(Stated goal) Extract every line that includes the string "diagram".

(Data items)
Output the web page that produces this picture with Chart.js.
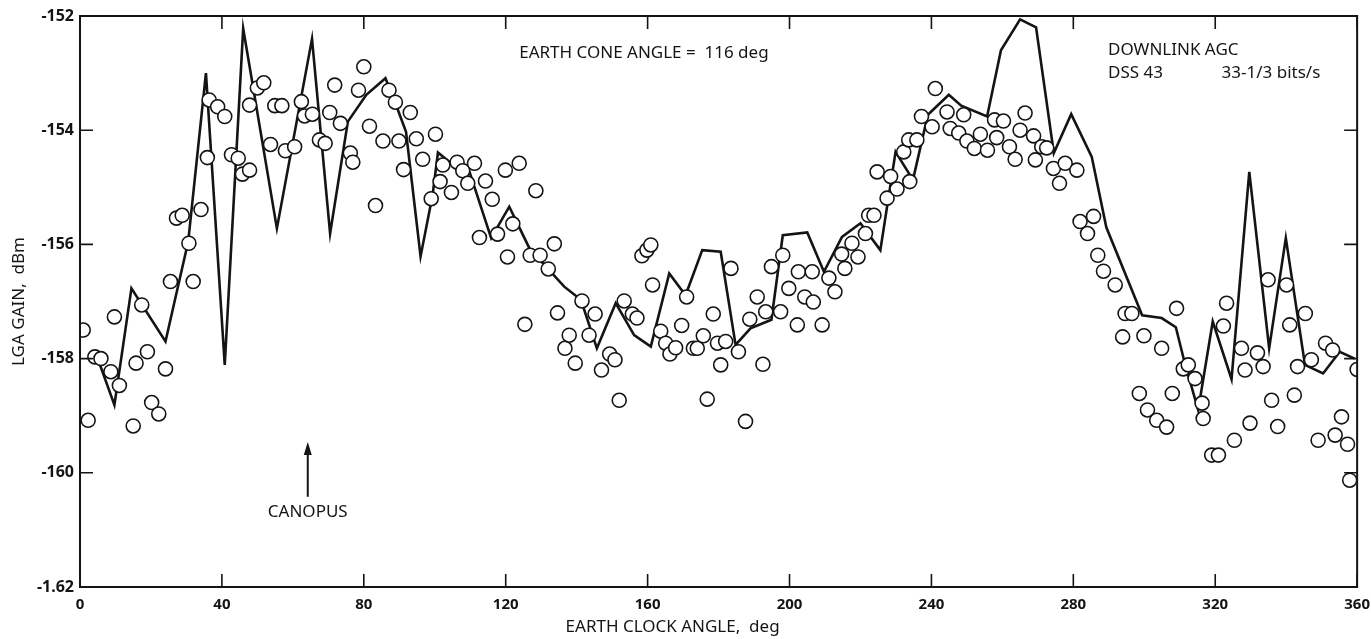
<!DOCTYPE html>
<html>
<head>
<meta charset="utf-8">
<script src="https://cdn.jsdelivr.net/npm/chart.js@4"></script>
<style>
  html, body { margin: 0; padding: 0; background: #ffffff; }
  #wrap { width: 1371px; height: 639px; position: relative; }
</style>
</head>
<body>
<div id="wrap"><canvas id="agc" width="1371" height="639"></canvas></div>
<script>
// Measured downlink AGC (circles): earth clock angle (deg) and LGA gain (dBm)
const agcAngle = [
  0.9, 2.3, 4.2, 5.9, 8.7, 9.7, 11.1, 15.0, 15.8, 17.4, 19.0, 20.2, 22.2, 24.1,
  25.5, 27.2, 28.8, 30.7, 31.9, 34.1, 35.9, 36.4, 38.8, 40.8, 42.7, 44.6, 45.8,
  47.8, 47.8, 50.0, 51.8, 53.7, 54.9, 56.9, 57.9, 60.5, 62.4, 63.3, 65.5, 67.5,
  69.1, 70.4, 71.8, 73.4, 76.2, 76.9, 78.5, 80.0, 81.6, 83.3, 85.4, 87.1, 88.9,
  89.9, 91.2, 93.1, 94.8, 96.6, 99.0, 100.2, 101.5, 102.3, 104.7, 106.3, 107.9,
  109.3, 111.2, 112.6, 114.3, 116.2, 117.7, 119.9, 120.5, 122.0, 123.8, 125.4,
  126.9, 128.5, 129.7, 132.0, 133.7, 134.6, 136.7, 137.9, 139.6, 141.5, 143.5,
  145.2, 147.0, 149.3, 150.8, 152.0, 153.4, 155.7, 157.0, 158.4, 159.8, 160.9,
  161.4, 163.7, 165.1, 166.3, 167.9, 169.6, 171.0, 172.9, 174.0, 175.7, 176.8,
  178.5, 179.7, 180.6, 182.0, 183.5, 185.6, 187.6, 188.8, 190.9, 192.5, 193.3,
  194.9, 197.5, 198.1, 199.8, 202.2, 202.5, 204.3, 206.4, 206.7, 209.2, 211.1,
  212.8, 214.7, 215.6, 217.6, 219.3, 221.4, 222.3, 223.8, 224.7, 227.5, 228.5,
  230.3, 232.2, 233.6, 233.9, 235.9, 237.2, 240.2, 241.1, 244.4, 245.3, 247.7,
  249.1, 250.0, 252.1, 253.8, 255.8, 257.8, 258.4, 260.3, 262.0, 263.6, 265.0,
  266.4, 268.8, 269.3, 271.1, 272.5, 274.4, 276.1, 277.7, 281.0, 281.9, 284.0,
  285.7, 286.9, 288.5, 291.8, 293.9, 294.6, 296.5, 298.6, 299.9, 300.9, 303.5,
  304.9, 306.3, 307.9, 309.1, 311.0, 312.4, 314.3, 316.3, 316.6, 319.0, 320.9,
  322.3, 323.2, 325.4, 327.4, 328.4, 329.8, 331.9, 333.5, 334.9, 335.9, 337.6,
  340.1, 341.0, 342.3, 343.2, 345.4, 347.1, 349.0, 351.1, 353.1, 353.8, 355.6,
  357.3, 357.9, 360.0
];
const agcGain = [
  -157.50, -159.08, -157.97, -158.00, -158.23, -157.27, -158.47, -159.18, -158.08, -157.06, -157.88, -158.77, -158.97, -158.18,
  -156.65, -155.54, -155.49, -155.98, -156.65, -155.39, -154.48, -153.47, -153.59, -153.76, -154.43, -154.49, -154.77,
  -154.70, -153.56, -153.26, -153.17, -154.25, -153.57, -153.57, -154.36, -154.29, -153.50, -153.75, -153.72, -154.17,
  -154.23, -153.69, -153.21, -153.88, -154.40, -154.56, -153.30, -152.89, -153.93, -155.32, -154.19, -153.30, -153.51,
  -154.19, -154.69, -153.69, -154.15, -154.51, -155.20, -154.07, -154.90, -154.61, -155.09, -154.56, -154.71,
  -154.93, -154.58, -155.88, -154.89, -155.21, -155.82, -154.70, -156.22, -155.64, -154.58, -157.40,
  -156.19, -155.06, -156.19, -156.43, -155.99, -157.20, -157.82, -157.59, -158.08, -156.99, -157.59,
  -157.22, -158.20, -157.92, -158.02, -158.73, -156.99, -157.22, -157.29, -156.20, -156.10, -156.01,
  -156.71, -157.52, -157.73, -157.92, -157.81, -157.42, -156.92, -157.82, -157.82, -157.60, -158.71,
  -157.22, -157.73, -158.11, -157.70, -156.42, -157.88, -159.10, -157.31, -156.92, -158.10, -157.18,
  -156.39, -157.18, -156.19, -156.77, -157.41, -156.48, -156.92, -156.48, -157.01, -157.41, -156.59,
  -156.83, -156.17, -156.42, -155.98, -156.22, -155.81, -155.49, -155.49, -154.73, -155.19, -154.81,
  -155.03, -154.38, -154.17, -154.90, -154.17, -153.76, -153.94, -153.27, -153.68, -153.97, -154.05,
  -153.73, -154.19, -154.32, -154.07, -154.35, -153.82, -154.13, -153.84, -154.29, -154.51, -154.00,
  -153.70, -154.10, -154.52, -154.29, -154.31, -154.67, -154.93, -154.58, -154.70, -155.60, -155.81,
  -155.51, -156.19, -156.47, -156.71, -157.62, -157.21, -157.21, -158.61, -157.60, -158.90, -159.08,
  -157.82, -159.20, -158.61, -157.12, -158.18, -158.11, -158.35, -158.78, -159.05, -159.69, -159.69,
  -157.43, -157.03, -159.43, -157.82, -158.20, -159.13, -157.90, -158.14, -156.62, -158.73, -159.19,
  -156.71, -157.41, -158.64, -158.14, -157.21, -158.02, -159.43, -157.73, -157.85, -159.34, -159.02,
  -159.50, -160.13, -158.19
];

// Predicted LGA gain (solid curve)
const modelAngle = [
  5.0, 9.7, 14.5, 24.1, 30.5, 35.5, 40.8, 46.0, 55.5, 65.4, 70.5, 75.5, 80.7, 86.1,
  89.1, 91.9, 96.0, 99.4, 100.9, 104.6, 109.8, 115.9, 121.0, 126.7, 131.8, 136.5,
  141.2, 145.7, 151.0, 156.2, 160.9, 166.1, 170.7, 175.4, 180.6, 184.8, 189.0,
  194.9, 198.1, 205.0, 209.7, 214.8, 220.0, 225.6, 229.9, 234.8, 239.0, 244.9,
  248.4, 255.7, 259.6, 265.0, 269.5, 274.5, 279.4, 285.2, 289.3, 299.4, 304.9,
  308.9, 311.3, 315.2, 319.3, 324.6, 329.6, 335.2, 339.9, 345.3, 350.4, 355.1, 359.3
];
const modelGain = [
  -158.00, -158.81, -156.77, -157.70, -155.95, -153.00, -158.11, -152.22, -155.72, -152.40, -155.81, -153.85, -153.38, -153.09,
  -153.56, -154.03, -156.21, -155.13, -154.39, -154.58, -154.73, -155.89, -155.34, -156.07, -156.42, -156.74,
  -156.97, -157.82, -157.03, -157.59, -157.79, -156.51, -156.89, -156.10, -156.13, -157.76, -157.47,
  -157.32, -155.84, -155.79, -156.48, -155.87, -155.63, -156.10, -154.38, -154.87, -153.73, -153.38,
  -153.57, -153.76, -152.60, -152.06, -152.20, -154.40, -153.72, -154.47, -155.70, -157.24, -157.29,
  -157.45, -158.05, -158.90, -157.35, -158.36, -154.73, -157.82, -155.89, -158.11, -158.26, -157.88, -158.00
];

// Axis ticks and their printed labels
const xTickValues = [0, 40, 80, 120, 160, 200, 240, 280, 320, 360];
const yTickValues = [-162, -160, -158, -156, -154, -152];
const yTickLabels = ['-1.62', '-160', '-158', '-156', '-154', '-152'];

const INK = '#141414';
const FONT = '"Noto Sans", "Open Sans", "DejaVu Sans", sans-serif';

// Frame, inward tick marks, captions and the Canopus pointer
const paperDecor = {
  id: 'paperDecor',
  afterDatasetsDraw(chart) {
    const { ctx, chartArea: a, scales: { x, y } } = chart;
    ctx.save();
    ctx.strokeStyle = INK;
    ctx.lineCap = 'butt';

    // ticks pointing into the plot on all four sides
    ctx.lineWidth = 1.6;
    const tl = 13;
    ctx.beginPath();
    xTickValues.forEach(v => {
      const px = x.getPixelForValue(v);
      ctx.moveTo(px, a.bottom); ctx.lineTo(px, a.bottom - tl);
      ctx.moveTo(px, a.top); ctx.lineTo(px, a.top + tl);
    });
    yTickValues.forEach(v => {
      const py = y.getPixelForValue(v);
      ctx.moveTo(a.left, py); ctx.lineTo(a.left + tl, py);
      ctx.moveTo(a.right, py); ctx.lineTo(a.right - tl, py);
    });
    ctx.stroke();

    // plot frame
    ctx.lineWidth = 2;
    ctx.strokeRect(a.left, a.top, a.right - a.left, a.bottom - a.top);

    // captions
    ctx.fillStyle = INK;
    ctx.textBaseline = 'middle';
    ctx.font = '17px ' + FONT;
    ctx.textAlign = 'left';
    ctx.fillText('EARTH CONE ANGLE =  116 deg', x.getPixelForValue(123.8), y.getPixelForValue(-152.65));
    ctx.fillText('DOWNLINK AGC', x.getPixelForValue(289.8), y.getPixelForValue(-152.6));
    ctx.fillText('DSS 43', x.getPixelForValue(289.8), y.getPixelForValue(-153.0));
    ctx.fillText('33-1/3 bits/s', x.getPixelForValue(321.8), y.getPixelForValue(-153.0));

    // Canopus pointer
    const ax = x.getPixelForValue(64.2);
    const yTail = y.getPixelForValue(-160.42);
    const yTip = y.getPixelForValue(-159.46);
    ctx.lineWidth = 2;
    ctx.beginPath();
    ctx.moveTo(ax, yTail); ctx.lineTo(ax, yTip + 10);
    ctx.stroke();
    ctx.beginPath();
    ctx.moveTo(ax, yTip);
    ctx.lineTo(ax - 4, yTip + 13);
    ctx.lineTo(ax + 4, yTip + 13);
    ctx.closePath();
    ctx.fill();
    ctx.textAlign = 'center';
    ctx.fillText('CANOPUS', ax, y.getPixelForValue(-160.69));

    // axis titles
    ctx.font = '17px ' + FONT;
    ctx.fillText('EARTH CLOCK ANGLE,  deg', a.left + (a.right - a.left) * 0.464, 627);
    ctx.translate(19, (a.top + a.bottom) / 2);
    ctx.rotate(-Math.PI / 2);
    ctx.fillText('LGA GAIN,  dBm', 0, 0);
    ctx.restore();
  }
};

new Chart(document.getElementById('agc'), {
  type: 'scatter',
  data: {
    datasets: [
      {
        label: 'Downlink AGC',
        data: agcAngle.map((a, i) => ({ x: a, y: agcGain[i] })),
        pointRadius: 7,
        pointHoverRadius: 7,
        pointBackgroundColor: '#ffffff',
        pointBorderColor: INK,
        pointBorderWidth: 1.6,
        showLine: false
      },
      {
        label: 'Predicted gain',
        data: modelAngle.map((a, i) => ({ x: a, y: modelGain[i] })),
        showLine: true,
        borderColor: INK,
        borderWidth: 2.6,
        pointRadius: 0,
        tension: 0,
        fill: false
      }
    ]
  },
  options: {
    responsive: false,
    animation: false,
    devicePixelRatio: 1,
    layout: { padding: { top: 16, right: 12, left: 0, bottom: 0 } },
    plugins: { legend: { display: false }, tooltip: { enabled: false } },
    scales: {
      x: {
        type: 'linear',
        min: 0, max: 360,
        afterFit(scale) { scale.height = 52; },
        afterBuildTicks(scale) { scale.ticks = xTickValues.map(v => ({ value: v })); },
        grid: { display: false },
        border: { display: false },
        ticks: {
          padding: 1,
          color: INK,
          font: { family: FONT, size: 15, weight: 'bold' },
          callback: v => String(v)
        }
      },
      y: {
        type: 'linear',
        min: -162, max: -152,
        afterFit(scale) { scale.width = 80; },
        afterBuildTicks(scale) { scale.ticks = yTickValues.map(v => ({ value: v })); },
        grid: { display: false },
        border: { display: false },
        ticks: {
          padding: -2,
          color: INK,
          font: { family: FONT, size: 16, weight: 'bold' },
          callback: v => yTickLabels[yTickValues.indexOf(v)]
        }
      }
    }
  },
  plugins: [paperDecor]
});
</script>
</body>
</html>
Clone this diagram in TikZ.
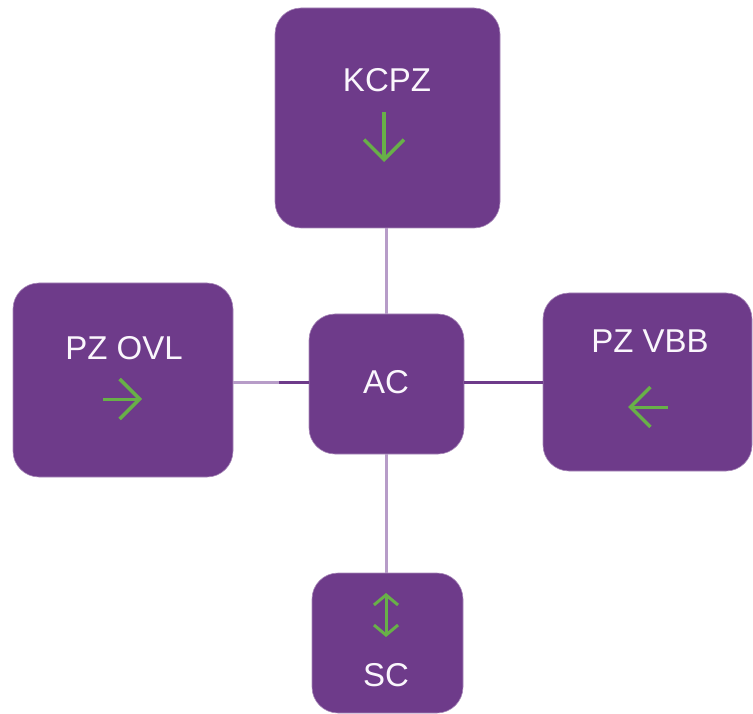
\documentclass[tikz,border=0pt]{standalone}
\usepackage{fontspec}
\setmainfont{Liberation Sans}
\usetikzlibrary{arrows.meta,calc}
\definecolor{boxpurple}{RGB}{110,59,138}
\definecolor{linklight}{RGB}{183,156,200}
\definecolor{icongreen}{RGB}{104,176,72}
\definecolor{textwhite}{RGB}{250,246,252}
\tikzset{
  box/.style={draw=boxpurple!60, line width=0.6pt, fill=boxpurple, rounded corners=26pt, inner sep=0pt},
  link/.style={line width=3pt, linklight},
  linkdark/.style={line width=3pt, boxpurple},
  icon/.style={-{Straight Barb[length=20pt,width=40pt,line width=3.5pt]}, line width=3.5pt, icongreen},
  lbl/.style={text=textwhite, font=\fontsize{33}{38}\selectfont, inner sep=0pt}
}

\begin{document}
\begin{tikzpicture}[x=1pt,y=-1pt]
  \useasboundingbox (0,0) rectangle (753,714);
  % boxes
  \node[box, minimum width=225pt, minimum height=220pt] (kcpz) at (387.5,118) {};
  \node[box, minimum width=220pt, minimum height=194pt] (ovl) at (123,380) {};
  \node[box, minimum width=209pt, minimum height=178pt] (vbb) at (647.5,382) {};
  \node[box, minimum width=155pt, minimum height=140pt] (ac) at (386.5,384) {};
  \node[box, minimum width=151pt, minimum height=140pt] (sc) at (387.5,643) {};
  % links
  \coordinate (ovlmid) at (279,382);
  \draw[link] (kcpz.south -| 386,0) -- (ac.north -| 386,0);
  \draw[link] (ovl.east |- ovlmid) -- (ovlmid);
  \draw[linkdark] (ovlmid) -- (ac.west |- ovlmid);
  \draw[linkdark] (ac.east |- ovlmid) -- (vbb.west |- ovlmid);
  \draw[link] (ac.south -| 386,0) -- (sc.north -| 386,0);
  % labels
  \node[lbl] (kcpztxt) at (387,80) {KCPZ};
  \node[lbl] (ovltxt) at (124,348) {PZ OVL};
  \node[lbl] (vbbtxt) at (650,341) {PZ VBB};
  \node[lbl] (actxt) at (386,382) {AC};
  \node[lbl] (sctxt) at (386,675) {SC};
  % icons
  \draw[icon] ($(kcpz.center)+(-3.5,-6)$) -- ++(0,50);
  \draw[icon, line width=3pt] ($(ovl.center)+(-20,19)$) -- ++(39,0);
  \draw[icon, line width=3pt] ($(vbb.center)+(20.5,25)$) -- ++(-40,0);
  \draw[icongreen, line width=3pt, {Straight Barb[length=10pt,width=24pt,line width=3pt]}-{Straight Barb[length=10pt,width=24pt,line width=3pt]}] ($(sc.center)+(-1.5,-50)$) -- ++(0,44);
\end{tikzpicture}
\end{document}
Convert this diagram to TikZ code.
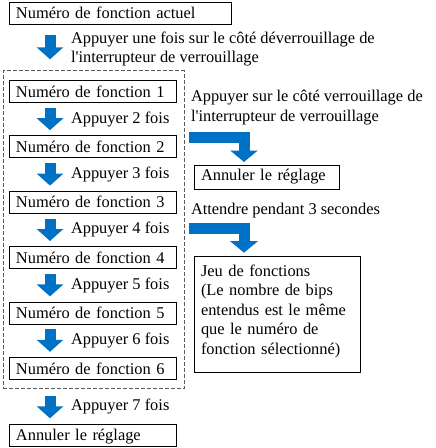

(Correct result)
Clone this diagram in TikZ.
Convert this diagram to TikZ code.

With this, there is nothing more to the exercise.